__What this task involves__: Print, word for word, every line from the beginning of the listing up to and including the line with "const switchTrial = 30;". Pictures are to be excluded.

============================================================

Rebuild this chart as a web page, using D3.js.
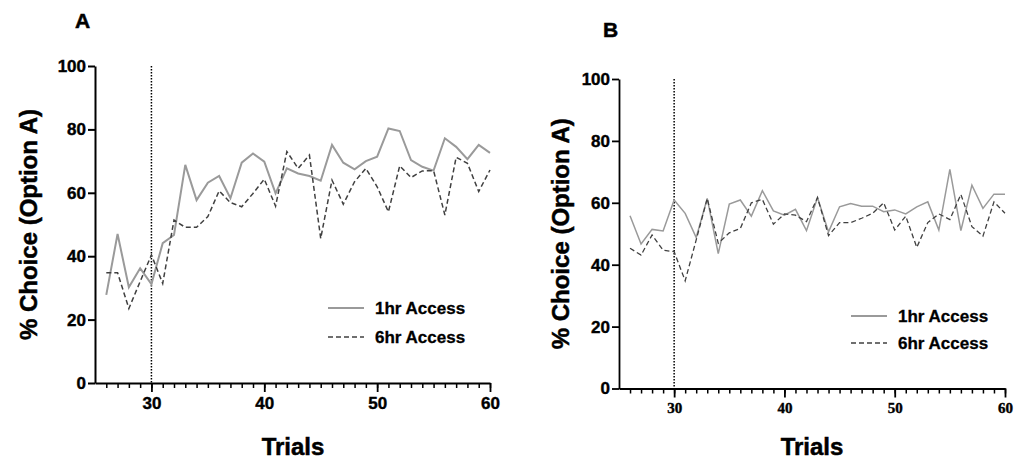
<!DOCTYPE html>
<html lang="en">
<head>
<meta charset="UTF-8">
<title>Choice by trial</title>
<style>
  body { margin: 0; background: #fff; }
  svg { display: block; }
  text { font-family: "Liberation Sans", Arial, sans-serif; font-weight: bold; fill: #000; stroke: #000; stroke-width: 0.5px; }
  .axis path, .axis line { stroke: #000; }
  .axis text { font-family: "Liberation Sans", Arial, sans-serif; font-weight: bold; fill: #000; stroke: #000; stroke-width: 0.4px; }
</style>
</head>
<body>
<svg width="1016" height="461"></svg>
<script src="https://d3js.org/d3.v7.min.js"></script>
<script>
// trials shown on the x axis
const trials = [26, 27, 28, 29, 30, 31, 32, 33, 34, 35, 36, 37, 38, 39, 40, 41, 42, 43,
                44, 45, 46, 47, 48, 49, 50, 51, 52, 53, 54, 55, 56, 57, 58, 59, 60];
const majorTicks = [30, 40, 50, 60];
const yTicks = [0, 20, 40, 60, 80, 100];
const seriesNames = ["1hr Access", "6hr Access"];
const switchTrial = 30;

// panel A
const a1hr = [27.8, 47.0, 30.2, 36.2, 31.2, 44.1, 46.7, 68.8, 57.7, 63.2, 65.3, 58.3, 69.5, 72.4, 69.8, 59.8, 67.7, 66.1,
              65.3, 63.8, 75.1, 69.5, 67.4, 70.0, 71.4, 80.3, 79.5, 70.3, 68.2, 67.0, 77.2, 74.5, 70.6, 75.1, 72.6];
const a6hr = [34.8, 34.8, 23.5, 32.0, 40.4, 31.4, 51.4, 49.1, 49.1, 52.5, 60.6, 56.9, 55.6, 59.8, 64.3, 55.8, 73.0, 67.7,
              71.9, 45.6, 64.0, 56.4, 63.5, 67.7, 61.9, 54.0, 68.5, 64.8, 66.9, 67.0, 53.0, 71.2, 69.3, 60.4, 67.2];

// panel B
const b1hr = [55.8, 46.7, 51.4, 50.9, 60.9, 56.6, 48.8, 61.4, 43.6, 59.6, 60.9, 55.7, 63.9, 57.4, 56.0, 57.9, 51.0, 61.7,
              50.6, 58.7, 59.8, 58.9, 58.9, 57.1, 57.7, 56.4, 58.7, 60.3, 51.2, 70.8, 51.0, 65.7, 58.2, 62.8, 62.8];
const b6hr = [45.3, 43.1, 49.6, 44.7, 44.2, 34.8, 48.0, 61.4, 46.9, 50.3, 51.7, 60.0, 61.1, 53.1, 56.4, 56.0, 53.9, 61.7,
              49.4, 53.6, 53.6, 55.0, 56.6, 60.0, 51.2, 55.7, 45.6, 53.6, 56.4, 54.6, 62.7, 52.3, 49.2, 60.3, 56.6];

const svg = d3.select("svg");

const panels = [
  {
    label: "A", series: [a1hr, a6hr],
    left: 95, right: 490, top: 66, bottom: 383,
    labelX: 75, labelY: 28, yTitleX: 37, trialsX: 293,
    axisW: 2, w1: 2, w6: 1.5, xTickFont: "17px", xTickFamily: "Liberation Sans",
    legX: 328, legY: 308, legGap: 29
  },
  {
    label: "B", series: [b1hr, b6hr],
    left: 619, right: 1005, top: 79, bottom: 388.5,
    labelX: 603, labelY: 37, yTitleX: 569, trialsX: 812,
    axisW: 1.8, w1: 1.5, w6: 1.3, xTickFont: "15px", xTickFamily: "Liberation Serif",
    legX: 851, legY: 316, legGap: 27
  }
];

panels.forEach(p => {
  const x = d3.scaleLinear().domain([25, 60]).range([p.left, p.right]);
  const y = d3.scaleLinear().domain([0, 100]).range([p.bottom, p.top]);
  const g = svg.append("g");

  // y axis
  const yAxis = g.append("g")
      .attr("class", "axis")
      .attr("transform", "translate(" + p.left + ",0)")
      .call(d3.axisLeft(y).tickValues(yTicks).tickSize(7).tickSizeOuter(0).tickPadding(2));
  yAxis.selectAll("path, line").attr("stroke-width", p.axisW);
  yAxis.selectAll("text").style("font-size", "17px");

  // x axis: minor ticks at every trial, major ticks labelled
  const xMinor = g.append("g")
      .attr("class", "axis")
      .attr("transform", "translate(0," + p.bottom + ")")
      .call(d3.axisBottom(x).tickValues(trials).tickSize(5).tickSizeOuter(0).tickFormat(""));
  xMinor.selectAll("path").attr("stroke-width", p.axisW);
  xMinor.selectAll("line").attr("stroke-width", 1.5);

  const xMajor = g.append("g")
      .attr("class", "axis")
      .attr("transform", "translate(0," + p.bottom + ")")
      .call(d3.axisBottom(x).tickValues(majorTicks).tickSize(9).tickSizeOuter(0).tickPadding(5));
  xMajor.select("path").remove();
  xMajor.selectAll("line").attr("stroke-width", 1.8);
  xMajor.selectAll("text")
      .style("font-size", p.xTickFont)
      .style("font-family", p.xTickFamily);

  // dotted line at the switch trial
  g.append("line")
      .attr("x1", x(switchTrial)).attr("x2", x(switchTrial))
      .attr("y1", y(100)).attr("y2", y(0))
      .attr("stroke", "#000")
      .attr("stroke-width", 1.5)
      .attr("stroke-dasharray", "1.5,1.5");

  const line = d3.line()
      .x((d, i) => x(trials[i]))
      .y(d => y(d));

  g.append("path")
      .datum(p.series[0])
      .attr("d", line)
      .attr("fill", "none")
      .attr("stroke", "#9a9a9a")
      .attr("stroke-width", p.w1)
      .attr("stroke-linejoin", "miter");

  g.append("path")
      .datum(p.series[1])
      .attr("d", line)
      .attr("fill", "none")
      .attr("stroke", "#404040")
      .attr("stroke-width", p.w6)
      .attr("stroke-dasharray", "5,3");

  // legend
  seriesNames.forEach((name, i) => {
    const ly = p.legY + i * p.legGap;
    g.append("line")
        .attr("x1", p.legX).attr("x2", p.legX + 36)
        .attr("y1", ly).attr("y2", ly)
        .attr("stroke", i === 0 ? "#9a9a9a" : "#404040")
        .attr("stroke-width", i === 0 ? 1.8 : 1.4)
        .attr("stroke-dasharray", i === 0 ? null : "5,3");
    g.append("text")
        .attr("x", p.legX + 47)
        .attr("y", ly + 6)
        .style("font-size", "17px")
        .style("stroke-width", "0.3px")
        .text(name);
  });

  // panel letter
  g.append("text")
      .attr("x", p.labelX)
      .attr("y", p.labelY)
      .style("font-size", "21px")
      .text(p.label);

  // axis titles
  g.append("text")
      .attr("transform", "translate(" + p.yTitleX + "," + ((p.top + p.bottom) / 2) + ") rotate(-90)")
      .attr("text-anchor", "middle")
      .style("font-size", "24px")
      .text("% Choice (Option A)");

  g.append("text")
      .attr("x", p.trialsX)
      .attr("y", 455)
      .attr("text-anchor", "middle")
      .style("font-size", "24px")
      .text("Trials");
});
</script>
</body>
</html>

============================================================

__Output of the task__:
Rebuild this chart as a web page, using D3.js.
<!DOCTYPE html>
<html lang="en">
<head>
<meta charset="UTF-8">
<title>Choice by trial</title>
<style>
  body { margin: 0; background: #fff; }
  svg { display: block; }
  text { font-family: "Liberation Sans", Arial, sans-serif; font-weight: bold; fill: #000; stroke: #000; stroke-width: 0.5px; }
  .axis path, .axis line { stroke: #000; }
  .axis text { font-family: "Liberation Sans", Arial, sans-serif; font-weight: bold; fill: #000; stroke: #000; stroke-width: 0.4px; }
</style>
</head>
<body>
<svg width="1016" height="461"></svg>
<script src="https://d3js.org/d3.v7.min.js"></script>
<script>
// trials shown on the x axis
const trials = [26, 27, 28, 29, 30, 31, 32, 33, 34, 35, 36, 37, 38, 39, 40, 41, 42, 43,
                44, 45, 46, 47, 48, 49, 50, 51, 52, 53, 54, 55, 56, 57, 58, 59, 60];
const majorTicks = [30, 40, 50, 60];
const yTicks = [0, 20, 40, 60, 80, 100];
const seriesNames = ["1hr Access", "6hr Access"];
const switchTrial = 30;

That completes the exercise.